Below, locate the line that contains "Reproduce this diagram with TikZ.". Repeat exactly from that line to the line that contains "(0,0) rectangle (1588,1026);", inclusive, leaving out the pictures.

**ENTRIES PROVIDED:**
+++++
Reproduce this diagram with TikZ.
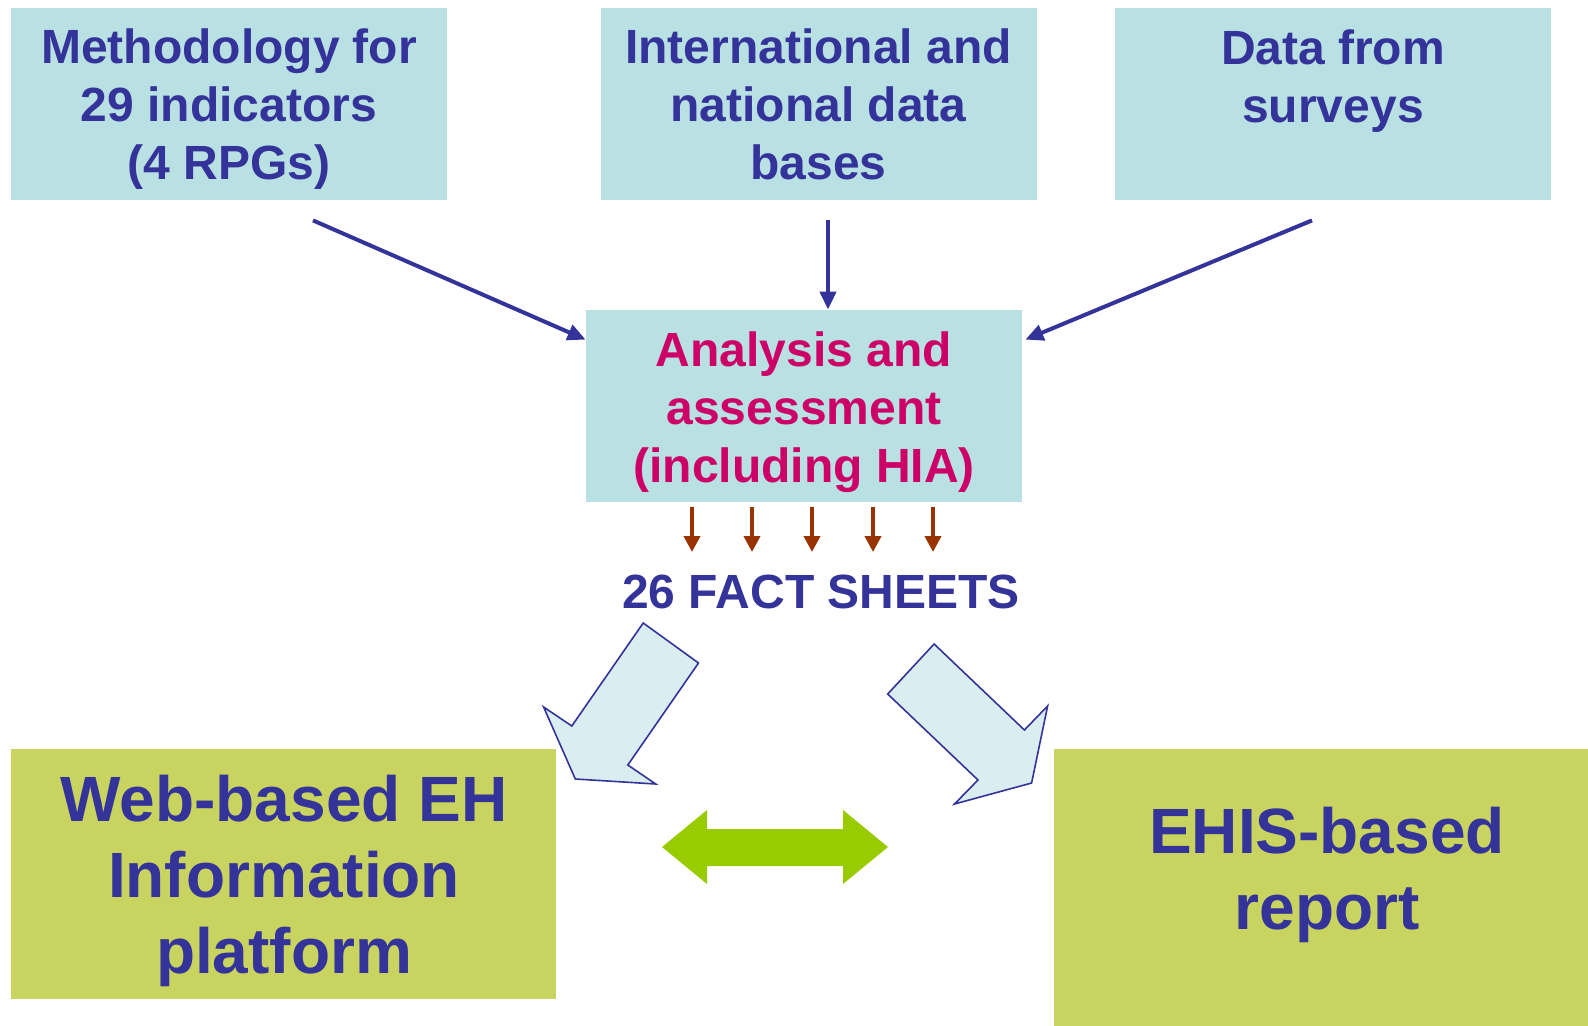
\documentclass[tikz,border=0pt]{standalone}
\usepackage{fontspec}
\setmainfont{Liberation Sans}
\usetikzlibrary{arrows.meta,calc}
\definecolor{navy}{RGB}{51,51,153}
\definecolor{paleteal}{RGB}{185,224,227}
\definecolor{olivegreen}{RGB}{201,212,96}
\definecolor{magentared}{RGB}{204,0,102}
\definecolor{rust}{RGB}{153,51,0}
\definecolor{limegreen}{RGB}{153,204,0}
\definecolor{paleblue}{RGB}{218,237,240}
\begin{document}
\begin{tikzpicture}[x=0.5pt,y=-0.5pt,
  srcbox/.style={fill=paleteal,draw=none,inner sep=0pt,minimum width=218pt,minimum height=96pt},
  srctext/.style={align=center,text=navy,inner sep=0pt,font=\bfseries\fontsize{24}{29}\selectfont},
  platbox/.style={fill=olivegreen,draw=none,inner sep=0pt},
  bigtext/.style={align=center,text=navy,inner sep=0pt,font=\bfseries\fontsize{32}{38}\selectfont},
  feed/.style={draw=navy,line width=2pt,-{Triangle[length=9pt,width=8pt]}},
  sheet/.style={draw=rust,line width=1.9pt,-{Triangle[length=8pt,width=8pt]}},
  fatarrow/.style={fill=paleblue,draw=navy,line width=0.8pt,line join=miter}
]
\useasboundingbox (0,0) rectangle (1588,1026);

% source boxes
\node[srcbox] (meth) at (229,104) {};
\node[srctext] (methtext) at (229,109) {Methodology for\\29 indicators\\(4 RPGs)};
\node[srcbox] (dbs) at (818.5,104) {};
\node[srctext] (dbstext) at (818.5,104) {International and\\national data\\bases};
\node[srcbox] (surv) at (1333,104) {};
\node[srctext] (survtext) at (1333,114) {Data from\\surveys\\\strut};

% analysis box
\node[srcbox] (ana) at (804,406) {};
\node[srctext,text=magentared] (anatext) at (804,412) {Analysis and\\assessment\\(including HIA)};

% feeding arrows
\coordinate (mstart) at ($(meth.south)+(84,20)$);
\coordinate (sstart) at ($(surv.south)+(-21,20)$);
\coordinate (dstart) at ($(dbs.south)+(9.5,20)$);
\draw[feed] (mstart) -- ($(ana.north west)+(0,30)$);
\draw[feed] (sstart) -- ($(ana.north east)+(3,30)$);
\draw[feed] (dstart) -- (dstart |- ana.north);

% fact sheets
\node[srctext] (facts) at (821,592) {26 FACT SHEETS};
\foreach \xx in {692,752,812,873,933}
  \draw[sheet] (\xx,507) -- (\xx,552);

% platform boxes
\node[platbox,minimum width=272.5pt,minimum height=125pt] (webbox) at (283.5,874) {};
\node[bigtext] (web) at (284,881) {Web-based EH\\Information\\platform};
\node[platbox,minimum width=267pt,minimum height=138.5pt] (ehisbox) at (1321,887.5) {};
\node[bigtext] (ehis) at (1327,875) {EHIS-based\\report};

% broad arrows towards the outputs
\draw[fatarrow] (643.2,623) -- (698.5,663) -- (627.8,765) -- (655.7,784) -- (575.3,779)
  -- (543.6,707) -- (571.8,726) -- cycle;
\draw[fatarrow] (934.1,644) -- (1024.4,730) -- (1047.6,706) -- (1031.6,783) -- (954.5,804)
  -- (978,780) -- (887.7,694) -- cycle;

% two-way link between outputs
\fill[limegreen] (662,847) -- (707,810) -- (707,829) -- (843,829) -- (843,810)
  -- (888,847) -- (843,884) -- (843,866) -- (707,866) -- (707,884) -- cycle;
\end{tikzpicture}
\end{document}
+++++
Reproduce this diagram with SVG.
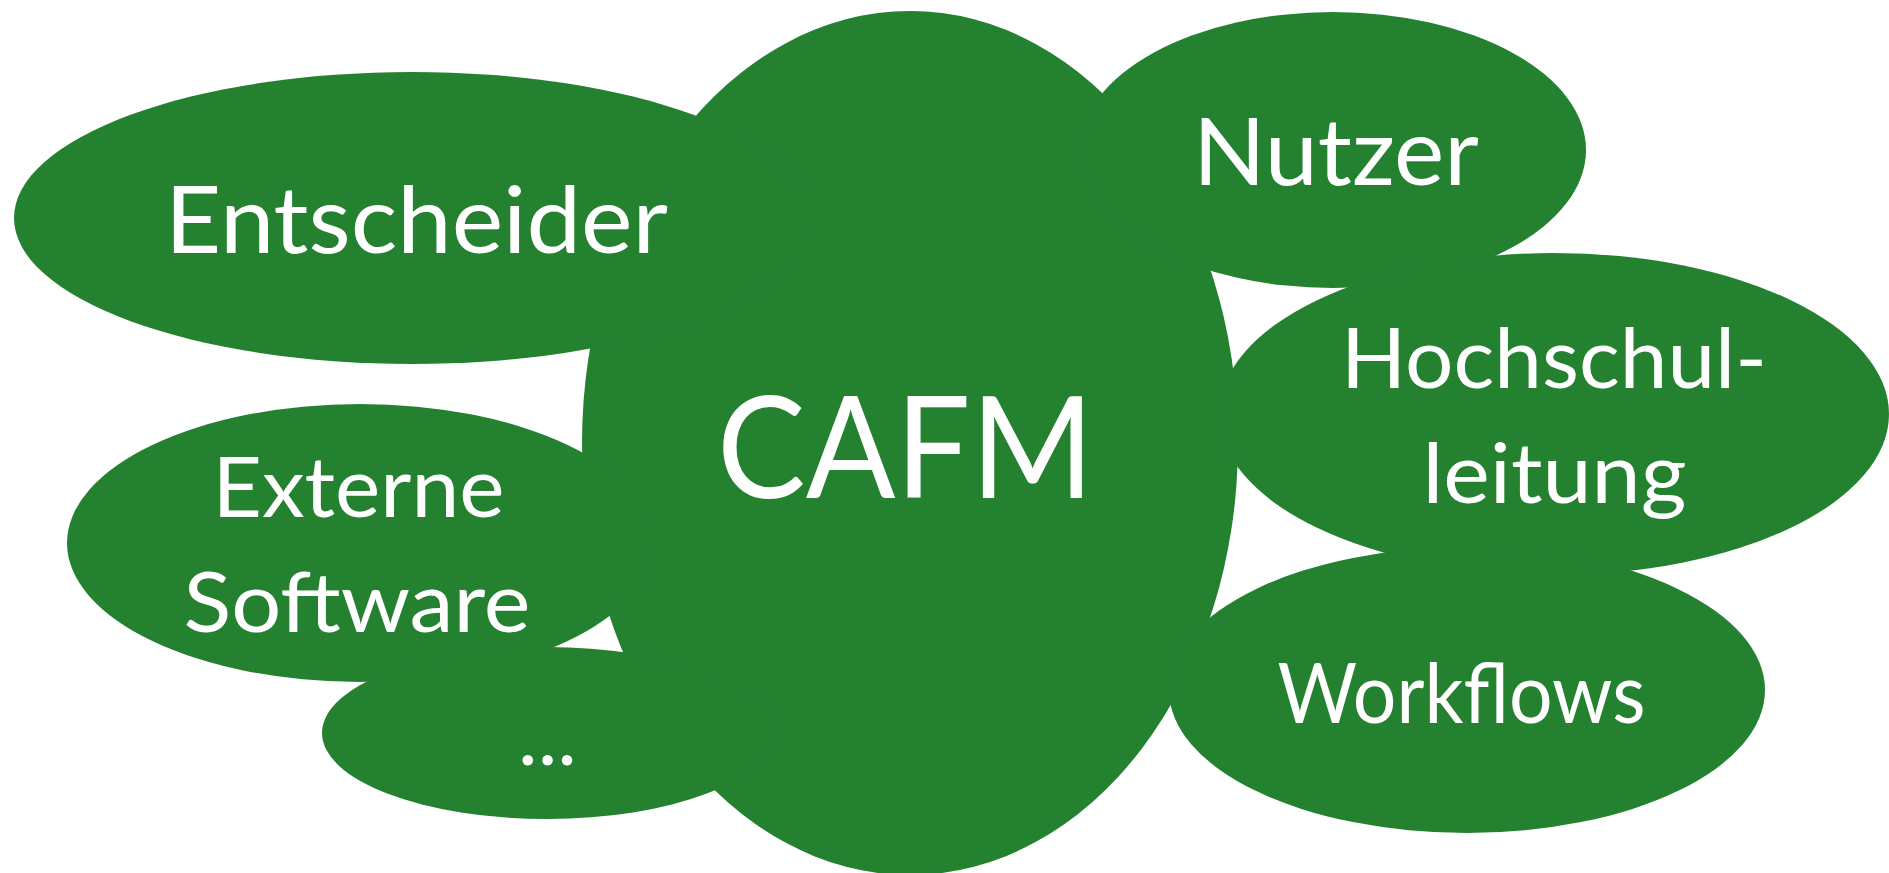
+++++
**IN RESPONSE:**
Reproduce this diagram with TikZ.
\documentclass[tikz,border=0pt]{standalone}
\usepackage{fontspec}
\setmainfont{Liberation Sans}
\usetikzlibrary{arrows.meta,calc}
\definecolor{navy}{RGB}{51,51,153}
\definecolor{paleteal}{RGB}{185,224,227}
\definecolor{olivegreen}{RGB}{201,212,96}
\definecolor{magentared}{RGB}{204,0,102}
\definecolor{rust}{RGB}{153,51,0}
\definecolor{limegreen}{RGB}{153,204,0}
\definecolor{paleblue}{RGB}{218,237,240}
\begin{document}
\begin{tikzpicture}[x=0.5pt,y=-0.5pt,
  srcbox/.style={fill=paleteal,draw=none,inner sep=0pt,minimum width=218pt,minimum height=96pt},
  srctext/.style={align=center,text=navy,inner sep=0pt,font=\bfseries\fontsize{24}{29}\selectfont},
  platbox/.style={fill=olivegreen,draw=none,inner sep=0pt},
  bigtext/.style={align=center,text=navy,inner sep=0pt,font=\bfseries\fontsize{32}{38}\selectfont},
  feed/.style={draw=navy,line width=2pt,-{Triangle[length=9pt,width=8pt]}},
  sheet/.style={draw=rust,line width=1.9pt,-{Triangle[length=8pt,width=8pt]}},
  fatarrow/.style={fill=paleblue,draw=navy,line width=0.8pt,line join=miter}
]
\useasboundingbox (0,0) rectangle (1588,1026);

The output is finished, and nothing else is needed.